The above-mentioned regulations are likely to accelerate renovation and retrofitting initiatives by investors and landlords who want to alleviate the risk of stranded assets in their portfolios. The challenge to meet the ‘green office’ deficit is enormous. Energy performance regulations have been introduced gradually and at different speed across the 20 cities we monitor. With 2010 as a reference year, we calculated that more than 70% of the office stock was built before this date, corresponding to about 1.9 bn square feet (175 millon square metres).

 

 

‘Green office’ deficit index

Our ‘green office’ deficit index ranks the cities based on: the volume of existing certified offices, volume of dated office stock (built before 2010), new supply ratio for the next two years, level of availability, and employment growth prospects.

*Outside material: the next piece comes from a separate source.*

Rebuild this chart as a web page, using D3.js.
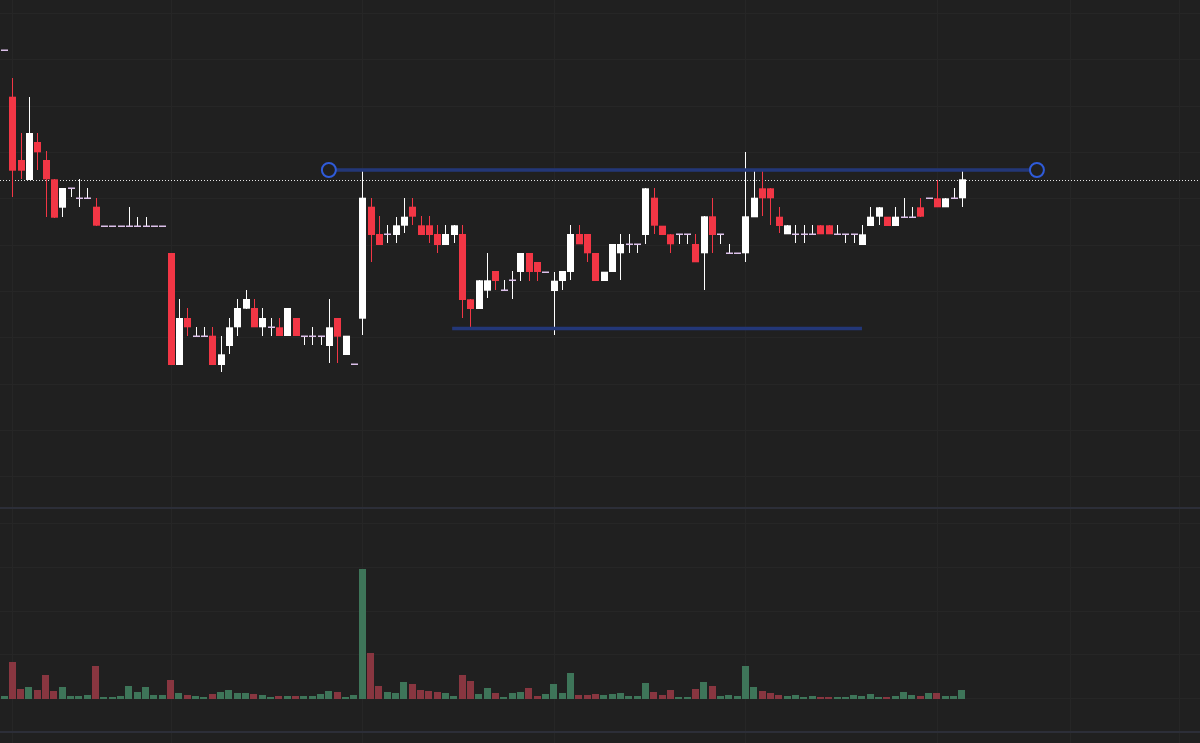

The city with the highest challenge is Los Angeles, with 95% of its stock built prior to 2010 and only 13% of the stock green certified (BREEAM, LEED, WELL). Despite its high availability ratio of 25.1%, tenants are likely to be left with very little choice of energy efficient buildings due to extremely low new construction activity. Frankfurt and Madrid follow with a development pipeline that could only satisfy three to six months equivalent of occupier needs for space. Seoul is another market which is going to witness a drop in construction activity over the next two years. New supply corresponds to only about seven months of typical take-up and 70% of its stock built before 2010.

Overall, landlords will need to step up their efforts across all cities in order to meet the sustainability prerequisites, or else their assets may not be lettable and lose their value rapidly. This is important for occupiers as well, as they try to entice workers back into the office and gain a competitive edge in attracting and retaining top talent.